## Dataset excerpt
┌────────
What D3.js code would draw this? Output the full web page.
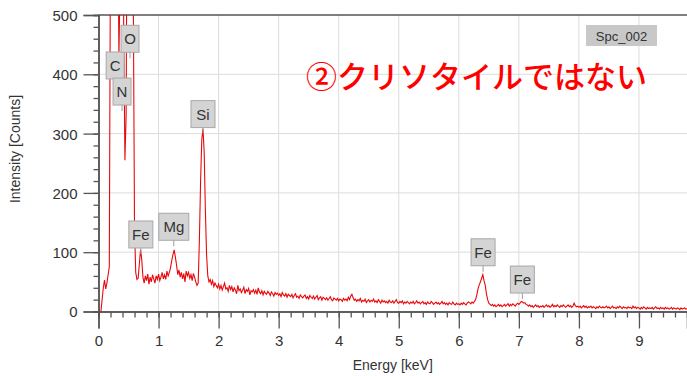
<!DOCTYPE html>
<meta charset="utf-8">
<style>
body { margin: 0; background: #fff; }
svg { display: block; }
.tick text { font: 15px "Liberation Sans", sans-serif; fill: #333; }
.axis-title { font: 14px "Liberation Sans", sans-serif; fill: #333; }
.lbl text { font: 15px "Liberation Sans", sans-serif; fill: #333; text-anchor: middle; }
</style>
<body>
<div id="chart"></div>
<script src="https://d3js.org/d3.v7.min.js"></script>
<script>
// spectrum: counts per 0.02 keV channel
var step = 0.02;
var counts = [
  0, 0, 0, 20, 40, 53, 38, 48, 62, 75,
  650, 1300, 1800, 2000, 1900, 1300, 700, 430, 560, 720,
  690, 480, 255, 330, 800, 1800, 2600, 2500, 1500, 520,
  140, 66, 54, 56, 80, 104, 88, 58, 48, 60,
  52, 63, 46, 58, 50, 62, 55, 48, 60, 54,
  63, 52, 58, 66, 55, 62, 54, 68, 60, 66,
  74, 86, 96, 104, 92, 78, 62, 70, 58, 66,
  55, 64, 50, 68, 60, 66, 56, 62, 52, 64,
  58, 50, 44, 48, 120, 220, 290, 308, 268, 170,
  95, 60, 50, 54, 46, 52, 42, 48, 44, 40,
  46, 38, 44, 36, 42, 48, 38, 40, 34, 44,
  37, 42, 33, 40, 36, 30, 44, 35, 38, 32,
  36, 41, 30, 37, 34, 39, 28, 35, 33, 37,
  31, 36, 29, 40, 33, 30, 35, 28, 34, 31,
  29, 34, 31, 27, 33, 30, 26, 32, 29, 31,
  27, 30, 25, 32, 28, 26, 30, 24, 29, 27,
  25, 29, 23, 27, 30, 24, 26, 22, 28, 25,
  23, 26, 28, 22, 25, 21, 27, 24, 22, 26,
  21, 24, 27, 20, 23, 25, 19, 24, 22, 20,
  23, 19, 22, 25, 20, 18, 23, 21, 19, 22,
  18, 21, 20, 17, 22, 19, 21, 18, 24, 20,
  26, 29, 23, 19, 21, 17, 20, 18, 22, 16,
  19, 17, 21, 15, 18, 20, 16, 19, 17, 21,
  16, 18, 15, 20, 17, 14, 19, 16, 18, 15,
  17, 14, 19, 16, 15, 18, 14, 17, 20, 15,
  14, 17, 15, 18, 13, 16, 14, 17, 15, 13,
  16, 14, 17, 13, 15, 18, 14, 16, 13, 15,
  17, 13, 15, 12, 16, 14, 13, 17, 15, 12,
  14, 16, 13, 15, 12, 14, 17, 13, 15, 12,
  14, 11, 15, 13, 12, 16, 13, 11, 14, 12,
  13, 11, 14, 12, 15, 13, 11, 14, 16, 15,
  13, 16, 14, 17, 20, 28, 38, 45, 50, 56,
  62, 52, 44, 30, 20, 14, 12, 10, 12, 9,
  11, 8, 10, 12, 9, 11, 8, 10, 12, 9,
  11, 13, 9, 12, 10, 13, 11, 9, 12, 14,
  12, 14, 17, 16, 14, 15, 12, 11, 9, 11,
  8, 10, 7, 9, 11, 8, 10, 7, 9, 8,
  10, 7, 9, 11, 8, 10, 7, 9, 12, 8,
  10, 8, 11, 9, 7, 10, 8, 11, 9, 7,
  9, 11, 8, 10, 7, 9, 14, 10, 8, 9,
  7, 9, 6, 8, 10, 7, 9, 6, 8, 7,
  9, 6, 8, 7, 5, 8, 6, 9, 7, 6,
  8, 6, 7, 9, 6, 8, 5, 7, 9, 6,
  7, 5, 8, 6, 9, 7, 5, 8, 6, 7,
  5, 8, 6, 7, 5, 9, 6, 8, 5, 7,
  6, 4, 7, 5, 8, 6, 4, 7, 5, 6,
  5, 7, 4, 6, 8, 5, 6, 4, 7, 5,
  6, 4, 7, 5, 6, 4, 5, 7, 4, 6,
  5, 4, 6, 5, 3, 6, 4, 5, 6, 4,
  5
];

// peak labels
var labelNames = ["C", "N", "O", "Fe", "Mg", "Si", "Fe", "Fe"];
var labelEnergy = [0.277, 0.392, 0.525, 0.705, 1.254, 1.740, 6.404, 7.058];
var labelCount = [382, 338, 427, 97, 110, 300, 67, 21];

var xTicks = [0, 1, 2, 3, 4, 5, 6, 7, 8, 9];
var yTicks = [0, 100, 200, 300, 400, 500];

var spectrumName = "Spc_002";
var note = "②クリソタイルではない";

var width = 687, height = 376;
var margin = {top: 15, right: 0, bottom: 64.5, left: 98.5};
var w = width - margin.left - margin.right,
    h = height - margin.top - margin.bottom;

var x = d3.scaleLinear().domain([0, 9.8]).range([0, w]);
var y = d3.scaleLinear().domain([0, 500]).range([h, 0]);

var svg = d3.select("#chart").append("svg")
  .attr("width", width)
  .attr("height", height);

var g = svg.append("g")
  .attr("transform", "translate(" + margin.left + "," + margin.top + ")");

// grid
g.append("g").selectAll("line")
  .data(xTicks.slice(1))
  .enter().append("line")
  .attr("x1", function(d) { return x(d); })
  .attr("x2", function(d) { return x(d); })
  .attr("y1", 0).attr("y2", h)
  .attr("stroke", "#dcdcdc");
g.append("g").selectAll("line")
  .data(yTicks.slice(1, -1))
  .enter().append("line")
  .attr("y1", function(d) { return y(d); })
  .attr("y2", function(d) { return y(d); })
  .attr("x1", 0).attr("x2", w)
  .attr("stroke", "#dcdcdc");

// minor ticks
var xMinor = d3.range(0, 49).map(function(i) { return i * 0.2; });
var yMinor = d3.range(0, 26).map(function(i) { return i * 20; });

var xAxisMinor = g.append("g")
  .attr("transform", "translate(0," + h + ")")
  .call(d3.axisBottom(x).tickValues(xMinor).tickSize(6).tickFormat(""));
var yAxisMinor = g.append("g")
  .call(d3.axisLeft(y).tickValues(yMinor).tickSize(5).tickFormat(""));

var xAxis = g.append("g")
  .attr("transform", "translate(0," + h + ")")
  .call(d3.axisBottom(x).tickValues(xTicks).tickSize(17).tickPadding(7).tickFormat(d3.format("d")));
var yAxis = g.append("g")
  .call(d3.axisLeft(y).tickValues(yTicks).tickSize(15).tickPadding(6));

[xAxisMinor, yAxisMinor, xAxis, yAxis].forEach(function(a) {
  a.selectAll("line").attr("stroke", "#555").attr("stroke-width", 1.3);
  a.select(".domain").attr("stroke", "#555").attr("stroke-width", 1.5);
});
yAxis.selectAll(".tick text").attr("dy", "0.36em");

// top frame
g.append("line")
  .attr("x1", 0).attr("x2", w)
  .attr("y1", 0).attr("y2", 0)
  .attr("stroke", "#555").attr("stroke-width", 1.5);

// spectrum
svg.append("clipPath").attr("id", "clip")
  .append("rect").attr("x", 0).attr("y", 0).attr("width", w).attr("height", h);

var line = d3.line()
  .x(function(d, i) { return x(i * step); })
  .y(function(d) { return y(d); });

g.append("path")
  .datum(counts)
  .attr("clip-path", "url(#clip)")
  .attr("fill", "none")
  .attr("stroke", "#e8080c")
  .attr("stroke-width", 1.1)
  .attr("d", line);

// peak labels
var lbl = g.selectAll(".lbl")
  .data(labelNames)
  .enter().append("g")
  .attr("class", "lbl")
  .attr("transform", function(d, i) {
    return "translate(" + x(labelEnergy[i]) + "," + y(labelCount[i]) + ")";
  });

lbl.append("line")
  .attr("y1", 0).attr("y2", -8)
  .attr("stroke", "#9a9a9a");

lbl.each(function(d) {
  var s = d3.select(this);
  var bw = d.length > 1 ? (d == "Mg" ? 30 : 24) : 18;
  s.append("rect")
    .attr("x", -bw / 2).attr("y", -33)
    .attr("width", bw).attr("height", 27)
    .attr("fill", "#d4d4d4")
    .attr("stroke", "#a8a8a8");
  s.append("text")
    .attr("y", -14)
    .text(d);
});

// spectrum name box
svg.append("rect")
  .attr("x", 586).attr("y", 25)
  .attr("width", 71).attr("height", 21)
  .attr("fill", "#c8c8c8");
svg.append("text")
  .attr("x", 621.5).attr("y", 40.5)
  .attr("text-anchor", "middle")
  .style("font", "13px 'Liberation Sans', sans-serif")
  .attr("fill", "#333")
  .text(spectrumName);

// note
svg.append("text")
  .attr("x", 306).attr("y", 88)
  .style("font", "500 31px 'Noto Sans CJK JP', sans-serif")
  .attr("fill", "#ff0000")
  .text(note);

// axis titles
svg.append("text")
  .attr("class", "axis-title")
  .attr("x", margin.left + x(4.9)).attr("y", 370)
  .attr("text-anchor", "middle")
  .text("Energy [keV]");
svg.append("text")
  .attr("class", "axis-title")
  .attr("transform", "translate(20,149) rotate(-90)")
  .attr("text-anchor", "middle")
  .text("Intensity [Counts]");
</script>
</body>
└────────
## Short exercise
What is the number of lines that hold the string "this"? Reply with that number alone.

## Reply
2